§ **TO BE DONE**
Omit pictures and quote the listing below line by line, from its start through the line that holds "import plotly.graph_objects as go".

§ **RECORDED DATA**
--------------------

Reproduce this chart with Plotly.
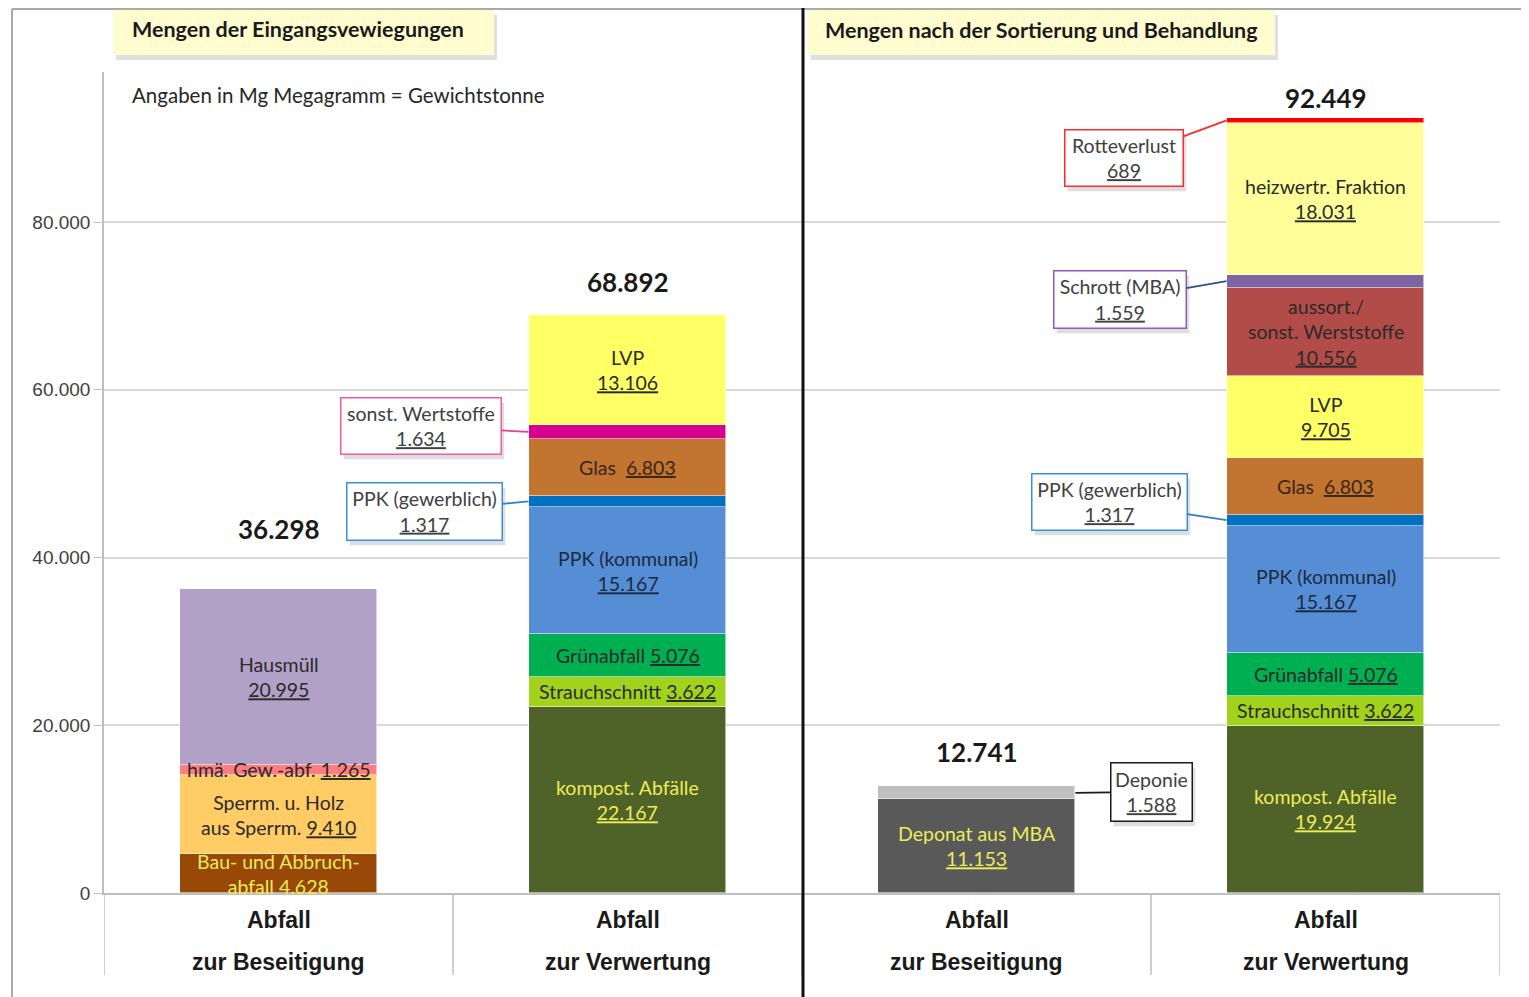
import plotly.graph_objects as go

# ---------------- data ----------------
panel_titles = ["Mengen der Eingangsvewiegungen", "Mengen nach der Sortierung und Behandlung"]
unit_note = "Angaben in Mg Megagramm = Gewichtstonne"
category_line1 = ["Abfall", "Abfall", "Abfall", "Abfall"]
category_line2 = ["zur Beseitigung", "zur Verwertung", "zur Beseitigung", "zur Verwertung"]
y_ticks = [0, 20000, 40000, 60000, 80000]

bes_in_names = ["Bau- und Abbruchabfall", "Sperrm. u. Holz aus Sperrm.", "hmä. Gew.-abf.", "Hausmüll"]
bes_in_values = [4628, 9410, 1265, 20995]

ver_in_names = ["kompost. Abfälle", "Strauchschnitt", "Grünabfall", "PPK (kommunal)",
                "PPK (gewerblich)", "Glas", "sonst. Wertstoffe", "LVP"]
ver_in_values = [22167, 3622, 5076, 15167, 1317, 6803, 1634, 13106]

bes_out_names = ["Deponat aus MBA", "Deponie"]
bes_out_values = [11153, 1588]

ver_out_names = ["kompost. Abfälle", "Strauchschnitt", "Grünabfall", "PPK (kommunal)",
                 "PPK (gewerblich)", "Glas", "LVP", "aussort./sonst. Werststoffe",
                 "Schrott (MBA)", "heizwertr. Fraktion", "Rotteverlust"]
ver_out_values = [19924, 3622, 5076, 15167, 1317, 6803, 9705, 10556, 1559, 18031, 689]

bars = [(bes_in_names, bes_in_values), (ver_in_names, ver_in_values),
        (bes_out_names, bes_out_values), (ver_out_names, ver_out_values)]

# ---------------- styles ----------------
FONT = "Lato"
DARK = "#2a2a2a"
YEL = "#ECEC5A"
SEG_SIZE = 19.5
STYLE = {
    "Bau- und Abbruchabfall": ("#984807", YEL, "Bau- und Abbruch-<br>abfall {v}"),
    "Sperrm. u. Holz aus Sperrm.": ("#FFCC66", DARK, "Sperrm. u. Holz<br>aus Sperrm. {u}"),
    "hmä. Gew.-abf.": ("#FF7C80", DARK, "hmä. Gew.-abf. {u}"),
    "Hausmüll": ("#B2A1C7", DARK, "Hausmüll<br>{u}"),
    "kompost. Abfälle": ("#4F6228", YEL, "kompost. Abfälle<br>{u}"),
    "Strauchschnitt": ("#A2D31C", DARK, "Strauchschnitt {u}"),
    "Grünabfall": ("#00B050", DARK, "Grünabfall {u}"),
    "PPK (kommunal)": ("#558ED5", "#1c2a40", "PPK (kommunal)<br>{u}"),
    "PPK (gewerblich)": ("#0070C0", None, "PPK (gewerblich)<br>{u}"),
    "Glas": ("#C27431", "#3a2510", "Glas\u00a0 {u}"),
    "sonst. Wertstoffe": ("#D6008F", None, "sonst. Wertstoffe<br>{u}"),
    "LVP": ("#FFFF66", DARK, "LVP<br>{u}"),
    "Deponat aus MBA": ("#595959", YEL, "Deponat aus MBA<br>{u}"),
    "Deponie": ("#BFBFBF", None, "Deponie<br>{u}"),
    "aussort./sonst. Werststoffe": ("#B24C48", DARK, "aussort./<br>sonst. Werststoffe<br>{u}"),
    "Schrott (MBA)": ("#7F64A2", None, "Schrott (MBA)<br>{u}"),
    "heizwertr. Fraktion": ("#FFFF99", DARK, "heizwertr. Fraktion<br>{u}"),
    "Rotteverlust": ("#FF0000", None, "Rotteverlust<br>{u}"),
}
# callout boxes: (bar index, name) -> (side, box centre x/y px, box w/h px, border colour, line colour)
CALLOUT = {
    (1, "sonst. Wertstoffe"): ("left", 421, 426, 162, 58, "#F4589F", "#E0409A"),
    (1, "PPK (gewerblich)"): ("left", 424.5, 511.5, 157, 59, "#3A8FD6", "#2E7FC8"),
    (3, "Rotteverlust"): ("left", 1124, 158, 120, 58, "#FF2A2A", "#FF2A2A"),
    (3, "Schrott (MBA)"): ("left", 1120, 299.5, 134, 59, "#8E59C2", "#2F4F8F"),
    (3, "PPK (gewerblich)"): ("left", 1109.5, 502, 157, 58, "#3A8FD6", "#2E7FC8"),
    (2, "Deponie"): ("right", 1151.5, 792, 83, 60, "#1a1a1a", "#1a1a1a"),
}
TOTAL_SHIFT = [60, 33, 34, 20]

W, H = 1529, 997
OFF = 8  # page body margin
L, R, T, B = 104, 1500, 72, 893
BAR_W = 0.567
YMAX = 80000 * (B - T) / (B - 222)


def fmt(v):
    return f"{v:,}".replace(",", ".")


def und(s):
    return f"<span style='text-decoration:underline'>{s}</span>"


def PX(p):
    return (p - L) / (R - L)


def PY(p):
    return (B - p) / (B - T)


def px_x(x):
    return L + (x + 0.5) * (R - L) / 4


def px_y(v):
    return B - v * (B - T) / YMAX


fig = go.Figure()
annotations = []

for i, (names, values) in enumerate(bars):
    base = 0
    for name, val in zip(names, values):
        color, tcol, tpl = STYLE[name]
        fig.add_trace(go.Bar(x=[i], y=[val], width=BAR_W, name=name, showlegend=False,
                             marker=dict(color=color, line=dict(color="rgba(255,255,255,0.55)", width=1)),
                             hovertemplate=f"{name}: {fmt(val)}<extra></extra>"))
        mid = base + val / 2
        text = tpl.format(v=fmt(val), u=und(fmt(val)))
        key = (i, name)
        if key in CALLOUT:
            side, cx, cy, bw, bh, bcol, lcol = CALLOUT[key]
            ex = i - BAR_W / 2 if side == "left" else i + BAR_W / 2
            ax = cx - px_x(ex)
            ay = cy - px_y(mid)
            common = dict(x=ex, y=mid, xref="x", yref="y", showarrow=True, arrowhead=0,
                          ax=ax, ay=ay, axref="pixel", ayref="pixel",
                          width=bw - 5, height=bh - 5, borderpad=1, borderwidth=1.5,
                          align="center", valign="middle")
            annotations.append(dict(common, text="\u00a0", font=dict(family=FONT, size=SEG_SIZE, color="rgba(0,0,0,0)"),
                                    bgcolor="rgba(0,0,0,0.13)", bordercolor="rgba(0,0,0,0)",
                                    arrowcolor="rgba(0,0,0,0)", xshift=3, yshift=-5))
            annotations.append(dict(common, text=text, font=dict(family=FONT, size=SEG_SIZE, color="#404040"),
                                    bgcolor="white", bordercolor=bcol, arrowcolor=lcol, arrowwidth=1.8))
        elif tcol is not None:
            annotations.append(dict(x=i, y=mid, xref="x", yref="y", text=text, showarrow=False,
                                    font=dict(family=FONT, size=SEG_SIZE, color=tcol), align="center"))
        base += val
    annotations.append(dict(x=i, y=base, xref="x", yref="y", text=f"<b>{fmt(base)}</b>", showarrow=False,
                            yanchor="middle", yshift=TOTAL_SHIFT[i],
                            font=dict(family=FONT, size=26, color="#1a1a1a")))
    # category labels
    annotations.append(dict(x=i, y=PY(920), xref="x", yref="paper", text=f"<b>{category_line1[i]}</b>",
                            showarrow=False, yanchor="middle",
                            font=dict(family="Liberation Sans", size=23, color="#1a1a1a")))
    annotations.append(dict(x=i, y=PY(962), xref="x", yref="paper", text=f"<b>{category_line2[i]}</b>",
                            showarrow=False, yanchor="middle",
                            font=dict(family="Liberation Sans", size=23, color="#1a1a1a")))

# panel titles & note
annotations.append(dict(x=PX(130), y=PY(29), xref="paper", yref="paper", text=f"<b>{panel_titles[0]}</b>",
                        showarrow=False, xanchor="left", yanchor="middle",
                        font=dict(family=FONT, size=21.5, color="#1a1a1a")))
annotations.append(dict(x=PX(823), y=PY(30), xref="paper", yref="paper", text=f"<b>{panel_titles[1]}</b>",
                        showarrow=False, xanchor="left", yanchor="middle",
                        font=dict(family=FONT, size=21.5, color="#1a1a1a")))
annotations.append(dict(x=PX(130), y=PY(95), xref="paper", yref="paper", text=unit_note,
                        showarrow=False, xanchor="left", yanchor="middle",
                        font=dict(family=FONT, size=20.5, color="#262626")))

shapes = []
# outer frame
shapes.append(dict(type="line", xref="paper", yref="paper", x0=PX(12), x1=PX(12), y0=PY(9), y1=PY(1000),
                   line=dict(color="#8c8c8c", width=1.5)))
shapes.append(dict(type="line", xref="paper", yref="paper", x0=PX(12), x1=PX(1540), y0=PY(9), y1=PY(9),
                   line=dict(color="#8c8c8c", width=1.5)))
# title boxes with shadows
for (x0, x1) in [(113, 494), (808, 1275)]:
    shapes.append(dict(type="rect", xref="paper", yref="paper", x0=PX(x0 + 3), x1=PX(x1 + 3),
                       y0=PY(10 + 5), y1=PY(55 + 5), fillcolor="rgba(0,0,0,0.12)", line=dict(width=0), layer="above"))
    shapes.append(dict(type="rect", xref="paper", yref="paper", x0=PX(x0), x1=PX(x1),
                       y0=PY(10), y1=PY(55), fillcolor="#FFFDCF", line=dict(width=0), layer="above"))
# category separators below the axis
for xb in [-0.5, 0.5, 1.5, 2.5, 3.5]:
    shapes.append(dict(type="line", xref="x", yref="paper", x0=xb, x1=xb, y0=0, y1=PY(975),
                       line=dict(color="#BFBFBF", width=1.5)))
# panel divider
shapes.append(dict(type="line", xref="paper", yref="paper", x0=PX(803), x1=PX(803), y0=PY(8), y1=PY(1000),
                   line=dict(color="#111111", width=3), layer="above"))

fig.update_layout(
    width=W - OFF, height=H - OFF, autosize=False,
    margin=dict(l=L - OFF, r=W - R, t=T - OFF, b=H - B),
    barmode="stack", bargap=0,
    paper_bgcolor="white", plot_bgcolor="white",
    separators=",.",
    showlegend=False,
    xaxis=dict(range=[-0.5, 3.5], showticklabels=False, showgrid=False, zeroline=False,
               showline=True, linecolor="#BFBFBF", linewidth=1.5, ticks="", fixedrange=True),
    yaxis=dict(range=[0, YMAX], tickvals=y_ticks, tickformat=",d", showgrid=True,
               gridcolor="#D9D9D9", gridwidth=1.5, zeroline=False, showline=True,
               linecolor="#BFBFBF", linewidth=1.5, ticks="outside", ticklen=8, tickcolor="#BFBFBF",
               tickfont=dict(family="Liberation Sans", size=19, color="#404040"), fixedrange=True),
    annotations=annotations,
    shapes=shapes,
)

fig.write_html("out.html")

--------------------

§ **SOLUTION TO THIS PROBLEM**
Reproduce this chart with Plotly.
import plotly.graph_objects as go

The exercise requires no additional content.